For three years they paid their fantabalous way by working part time at a friend’s baby store. Then they went full-time on the blog. The rest is social media history.
On the subject of which, what do they make of the recent so-called bloggergate — yes, really — when assorted journalists from American Vogue lamented bloggers who dress up to be photographed outside the fashion shows, bloggers like the Beckermans in other words? (“Find another business,” wrote one. “You are heralding the death of style.” Another labelled bloggers “pathetic” and “desperate”.)
“It’s very hurtful to call anyone pathetic,” Cailli says, serious for the first time. “It’s mean. We just won’t stand for it.
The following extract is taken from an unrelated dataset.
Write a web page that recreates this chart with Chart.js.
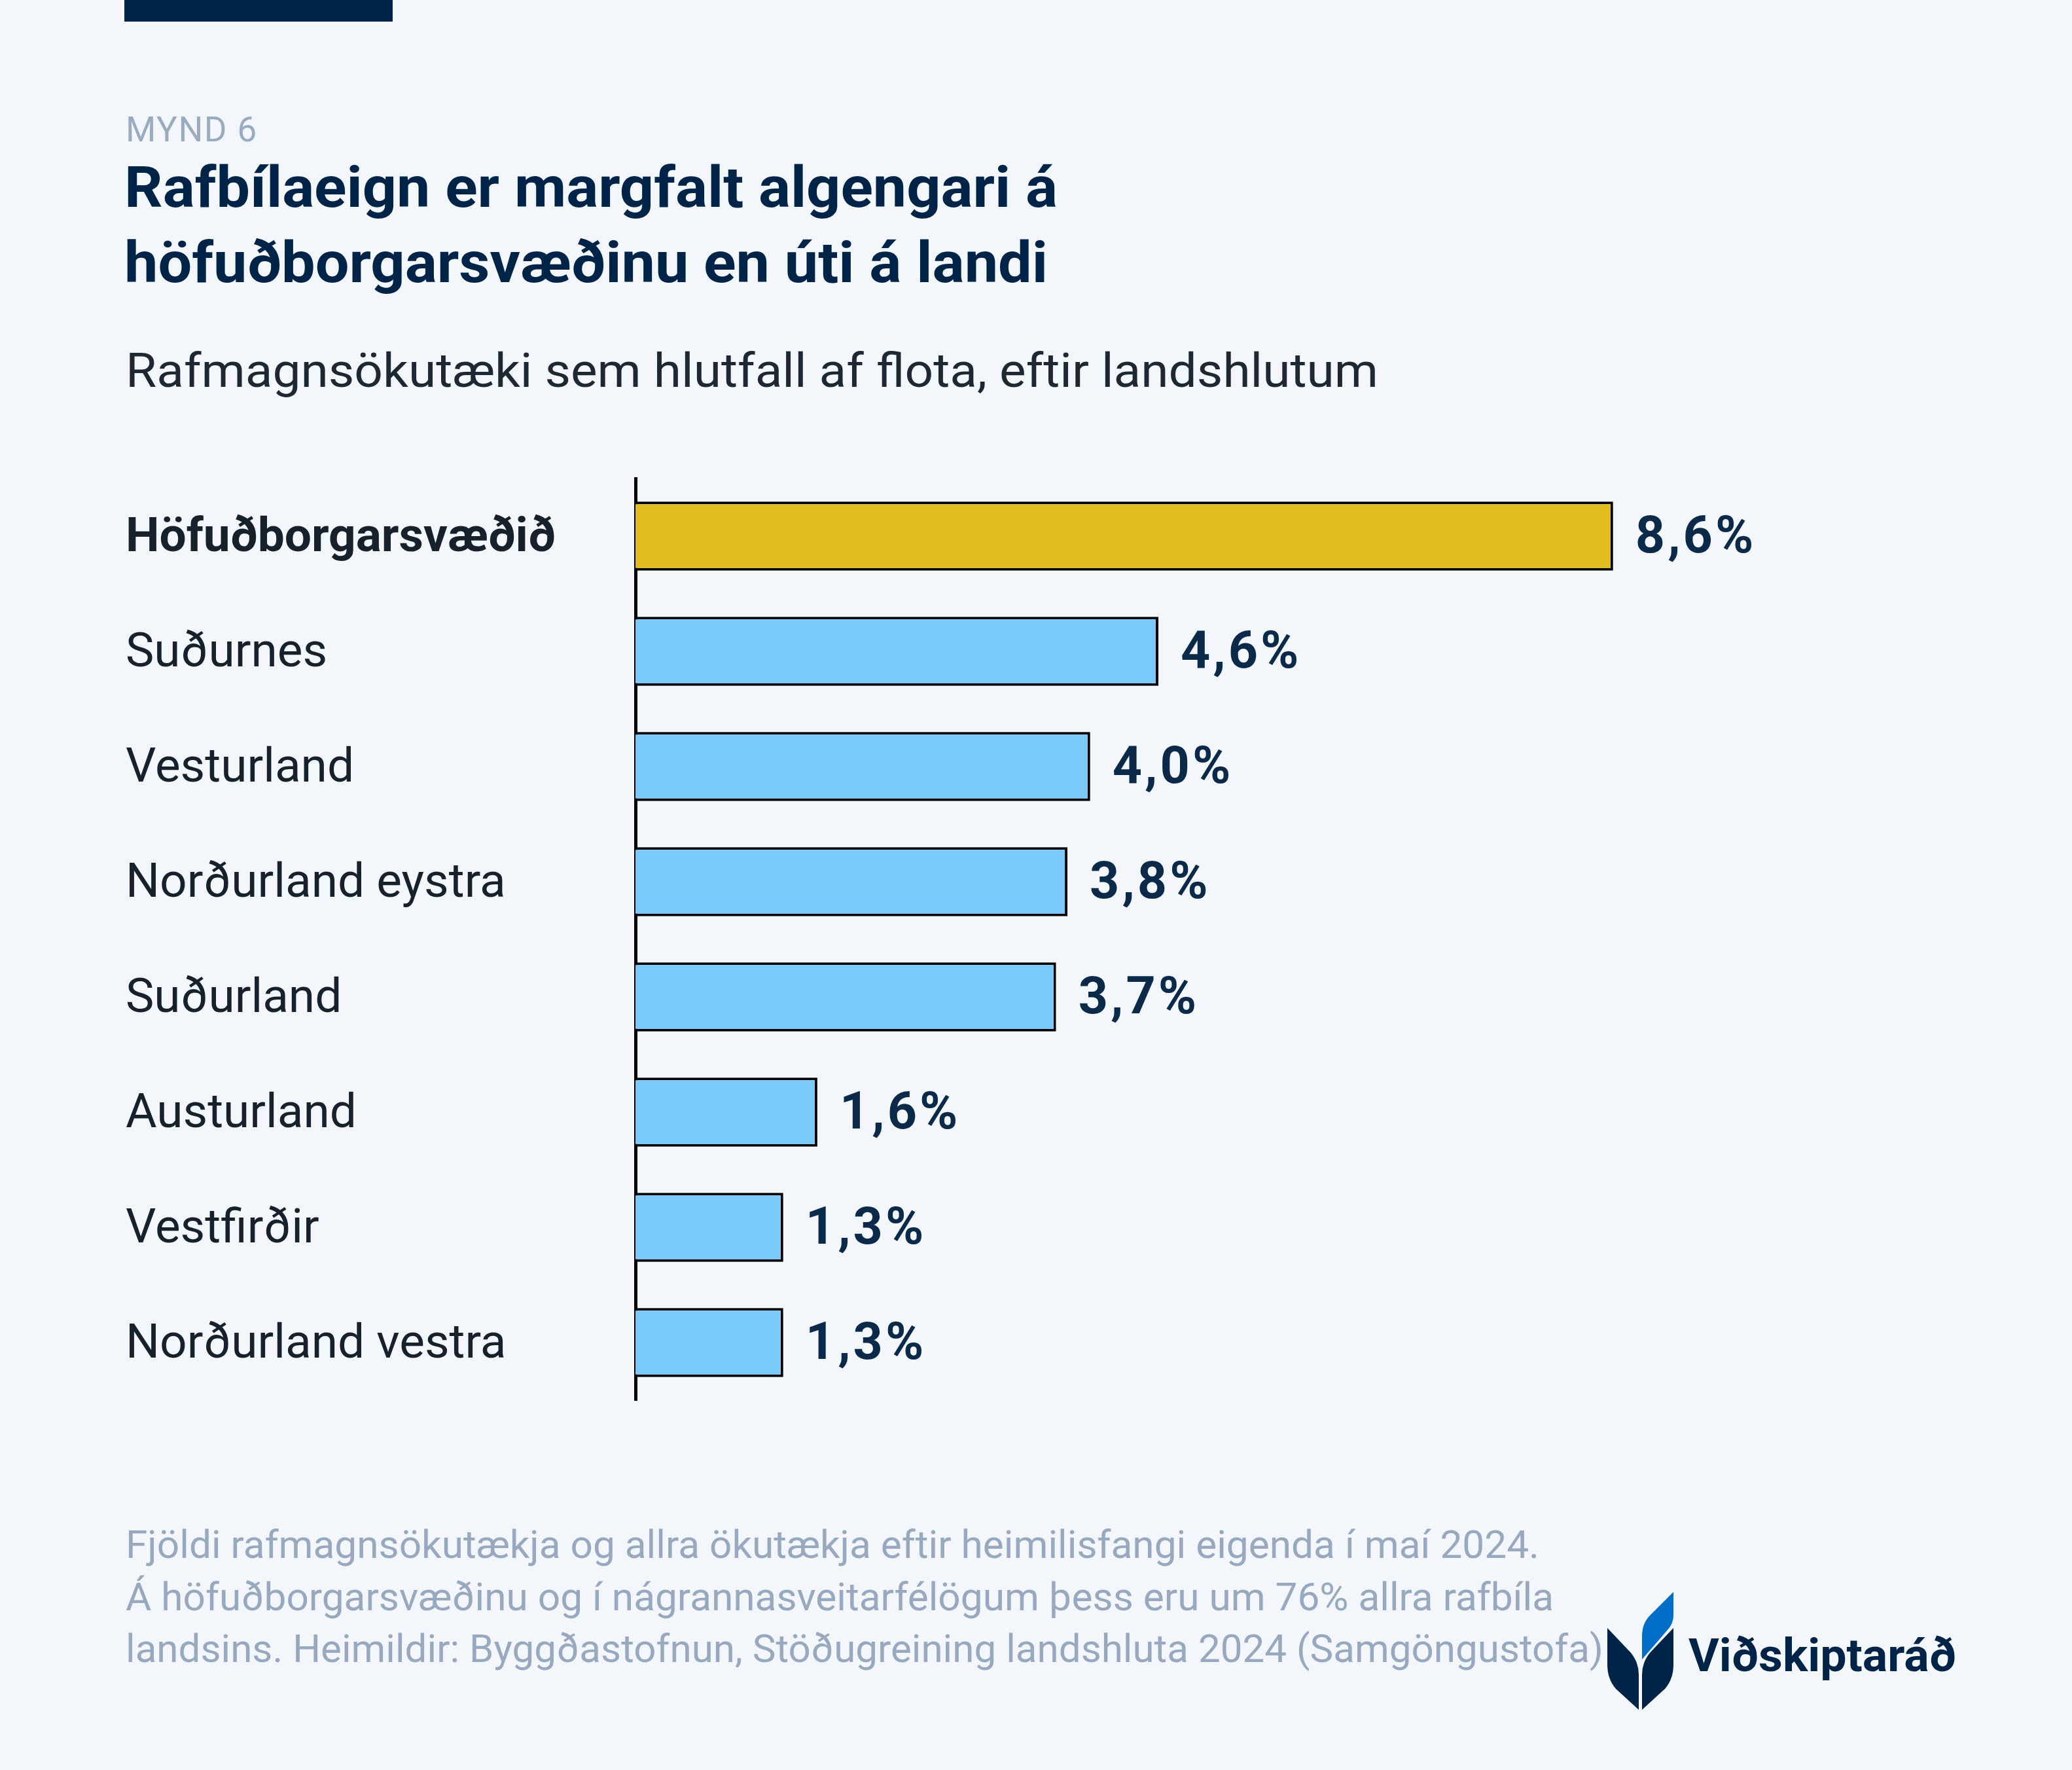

We hear a lot from kids saying: ‘We love that you can express yourselves. We love that you can wear whatever you want to wear. All that passion makes me happy, makes me want to go after my dreams too.’ ”
It’s no surprise that the Beckermans see bloggerdom, and indeed fashion, as all light, all empowerment. “Fashion is a really happy place for a lot of women,” Sam says. “It’s our job to wear what we love, what makes us happy, and to inspire other people, and wear what makes them happy. But if people are making fun of you, that’s not . . . It’s not good energy.
“It’s hard to start a blog,” Sam continues, “to put yourself out there, dressing up, getting your photo taken. But the hardest thing about blogging is keeping it going, because things happen in life. I got my appendix removed, I broke my foot. Cailli blogged in a neck brace . . .” “. . . Sam blogged in a wheelchair.” “We could have stopped, but we didn’t.” By now they are giggling again.
The twins love all things Disney, they tell me. What strikes me after an hour in their company is that Beckerman-land has more than a little in common with the Disney kingdom: its colourful uplands are relentlessly sunlit, far more chiaro than scuro. Their agent — bloggers have agents now — describes them as “human glitter” and Jeremy Scott, the Moschino designer, has said: “I love that they’re optimistic, uplifting, positive. And it’s not a put-on. It’s who they are.”
I think he is right. Cailli and Sam are so perma-jolly that, cynical Brit that I am, I want to find them fake, but somehow they aren’t. They are unlike anyone else I have met: authentically synthetic, synthetically authentic. Add to that the smooth impermeability of the natural-born optimist and they seem perfectly suited (no doubt in Chanel) for the parallel universe of social media. I leave them dressing up, of course. And laughing.